REPUBLIKA.CO.ID, JAKARTA -- Partai Persatuan Pembangunan (PPP) mendorong DPR untuk melakukan peninjauan terhadap aturan kolom agama dalam e-KTP. Sebab pengosongan terhadap aliran kepercayaan dinilai dapat memicu tirani minoritas.
Ketua Majelis Syariah DPP PPP, Noer Mohammad Iskandar mengatakan, jangan sampai hanya karena sekelompok penganut kepercayaan yang minoritas, kolom agama kemudian diminta untuk dihilangkan. Bila memang dikhawatirkan adanya diskriminasi, lebih baik fasilitasi identitas mereka.
"PPP selaku parpol Islam, segera rapatkan persoalan ini dan mendorong pihak membuat undang-undang agar meninjau kembali," kata Noer saat dikonfirmasi, Selasa (17/12).
Dia mengatakan, bila pengosongan kolom agama terjadi, maka akan datang pihak yang memanfaatkan momentum itu untuk menghilangkan asas ketuhanan yang maha esa. Seperti saat ini, kata dia, pernyataan yang meminta kolom agama dihilangkan, sudah mulai bermunculan.
Noer mengajak agar seluruh umat beragama khususnya masyarakat Islam menunjukan sikap strategis, bukan hanya mencari jalan pintas. Menurut dia, cara tersebut dapat ditempuh dengan mendorong pemerintah mencantumkan identitas kepercayaan atau merujuk satu agama. "Mereka bisa kita rangkul, ajak untuk menginduk pada satu agama. Karena kalau dikosongkan juga mereka bisa dianggap atheis," ujar dia.
Dia menyesali adanya masukan agar kolom agama dihilangkan dari elemen data e-KTP. Menurut dia, ada langkah liberalisasi terhadap pemeluk agama di Indonesia. Padahal, dalam amanat undang-undang, kata dia, negara ini berlandaskan ketuhanan.
Pimpinan Pusat (PP) Muhammadiyah, Yunahar Ilyas meminta Pemerintah konsisten dalam menerapkan asas Pancasila. Bila Indonesia merupakan negara yang berketuhanan, maka seluruh warganya harus memiliki identitas agama.

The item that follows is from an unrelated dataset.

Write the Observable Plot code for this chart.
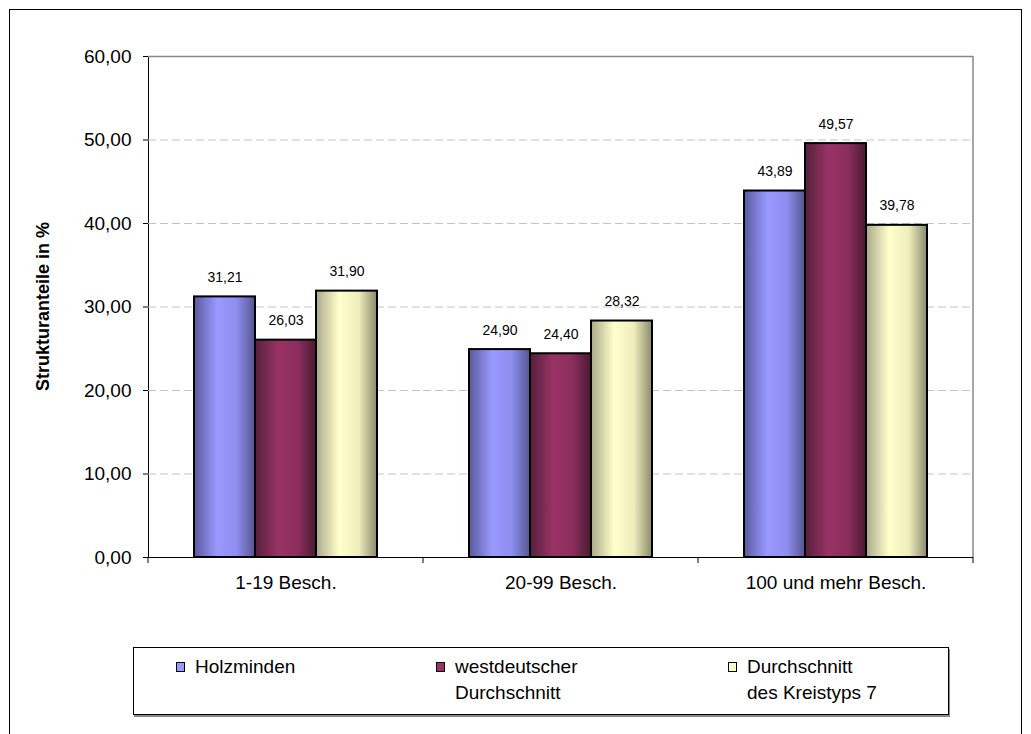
<!DOCTYPE html>
<html>
<head>
<meta charset="utf-8">
<script src="https://cdn.jsdelivr.net/npm/d3@7"></script>
<script src="https://cdn.jsdelivr.net/npm/@observablehq/plot@0.6"></script>
<style>
  html, body { margin: 0; padding: 0; background: #fff; }
  #wrap { position: relative; width: 1031px; height: 734px; overflow: hidden; font-family: "Liberation Sans", Arial, sans-serif; }
  #outer { position: absolute; left: 9px; top: 9px; width: 1011px; height: 760px; border: 1px solid #000; }
  #chart { position: absolute; left: 0; top: 0; }
  #legend { position: absolute; left: 133px; top: 647px; width: 814px; height: 66px; border: 1px solid #000; box-shadow: 1px 2px 0 #888; background: #fff; }
  .li { position: absolute; font-size: 19px; line-height: 26px; color: #000; white-space: nowrap; }
  .sw { position: absolute; width: 7px; height: 8px; border: 1.5px solid #000; }
</style>
</head>
<body>
<div id="wrap">
  <div id="outer"></div>
  <div id="chart"></div>
  <div id="legend"></div>
</div>
<script>
const categories = ["1-19 Besch.", "20-99 Besch.", "100 und mehr Besch."];
const series = ["Holzminden", "westdeutscher Durchschnitt", "Durchschnitt des Kreistyps 7"];
const legendLines = [["Holzminden"], ["westdeutscher", "Durchschnitt"], ["Durchschnitt", "des Kreistyps 7"]];
const holzminden = [31.21, 24.90, 43.89];
const westdeutsch = [26.03, 24.40, 49.57];
const kreistyp7 = [31.90, 28.32, 39.78];
const yTicks = [0, 10, 20, 30, 40, 50, 60];
const yTitle = "Strukturanteile in %";

const baseColors = ["#9999ff", "#993366", "#ffffcc"];
const gradStops = [
  [["0", "#5a5a9e"], ["0.38", "#9999ff"], ["0.7", "#8e8ef0"], ["1", "#55558f"]],
  [["0", "#55203b"], ["0.38", "#993366"], ["0.7", "#8c2e5d"], ["1", "#4a1a32"]],
  [["0", "#a9a98a"], ["0.38", "#ffffcc"], ["0.7", "#eeeebd"], ["1", "#8a8a6c"]]
];
const gradIds = ["gHolz", "gWest", "gKreis"];

const valuesBySeries = [holzminden, westdeutsch, kreistyp7];
const rows = [];
categories.forEach((c, ci) => {
  series.forEach((s, si) => {
    rows.push({category: c, series: s, value: valuesBySeries[si][ci], fillUrl: `url(#${gradIds[si]})`});
  });
});

const fmt = d => d3.format(".2f")(d).replace(".", ",");

const plot = Plot.plot({
  width: 1031,
  height: 620,
  marginLeft: 148,
  marginRight: 58,
  marginTop: 56,
  marginBottom: 63,
  style: {fontFamily: "'Liberation Sans', Arial, sans-serif", fontSize: "19px", color: "#000", background: "transparent"},
  facet: {data: rows, x: "category", marginLeft: 0, marginRight: 0},
  fx: {domain: categories, padding: 0, label: null, tickSize: 0, tickPadding: 18},
  x: {domain: series, paddingInner: 0, paddingOuter: 0.718, axis: null},
  y: {domain: [0, 60], ticks: yTicks, tickFormat: fmt, label: null, tickSize: 5, tickPadding: 12, line: true},
  color: {type: "identity"},
  marks: [
    Plot.ruleY(yTicks.filter(d => d > 0 && d < 60), {stroke: "#c4c4c4", strokeDasharray: "8,4", strokeWidth: 1}),
    Plot.ruleY([60], {stroke: "#888", strokeWidth: 1.5}),
    Plot.barY(rows, {x: "series", y: "value", fill: "fillUrl", stroke: "#000", strokeWidth: 2}),
    Plot.text(rows, {x: "series", y: "value", text: d => fmt(d.value), dy: -15, lineAnchor: "bottom", fontSize: 14, fill: "#000"}),
    Plot.ruleY([0], {stroke: "#000", strokeWidth: 1.2})
  ]
});

const svg = d3.select(plot);
const defs = svg.insert("defs", ":first-child");
gradIds.forEach((id, i) => {
  const g = defs.append("linearGradient").attr("id", id).attr("x1", "0").attr("x2", "1").attr("y1", "0").attr("y2", "0");
  gradStops[i].forEach(([o, c]) => g.append("stop").attr("offset", o).attr("stop-color", c));
});

const fx = plot.scale("fx");
const y = plot.scale("y");
const y0 = y.apply(0), y60 = y.apply(60);
const bounds = categories.map(c => fx.apply(c)).concat([fx.apply(categories[categories.length - 1]) + fx.bandwidth]);
const extra = svg.append("g");
// right frame line of the plotting area
extra.append("line")
  .attr("x1", bounds[bounds.length - 1]).attr("x2", bounds[bounds.length - 1])
  .attr("y1", y60).attr("y2", y0).attr("stroke", "#888").attr("stroke-width", 1.5);
// category boundary ticks
bounds.forEach(b => {
  extra.append("line").attr("x1", b).attr("x2", b).attr("y1", y0).attr("y2", y0 + 6).attr("stroke", "#000");
});
// y axis title
extra.append("text")
  .attr("transform", `translate(${bounds[0] - 105},${(y0 + y60) / 2}) rotate(-90)`)
  .attr("text-anchor", "middle")
  .attr("dominant-baseline", "central")
  .attr("font-weight", "bold")
  .attr("font-size", 18)
  .attr("fill", "#000")
  .text(yTitle);

document.getElementById("chart").appendChild(plot);

// legend
const legend = document.getElementById("legend");
const swX = [42, 302, 594];
const txX = [61, 321, 613];
legendLines.forEach((lines, i) => {
  const sw = document.createElement("div");
  sw.className = "sw";
  sw.style.left = swX[i] + "px";
  sw.style.top = "14px";
  sw.style.background = baseColors[i];
  legend.appendChild(sw);
  const t = document.createElement("div");
  t.className = "li";
  t.style.left = txX[i] + "px";
  t.style.top = "6px";
  t.innerHTML = lines.join("<br>");
  legend.appendChild(t);
});
</script>
</body>
</html>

Dia mengatakan, kalau kolom agama di KTP elektronik dikosongkan, sama saja membuka peluang masyarakat melanggar ideologi Indonesia yakni Pancasila. Bahkan, kalau sejumlah penganut ajaran kepercayaan lain tidak terfasilitasi di data kependudukan, maka aturan itu perlu ditinjau kembali. “Harus dilihat, perlu ditambah atau tidak jumlah agama yang ada di Indonesia ini. Mereka dibebaskan memilih tidak boleh ditahan,” kata Yunahar.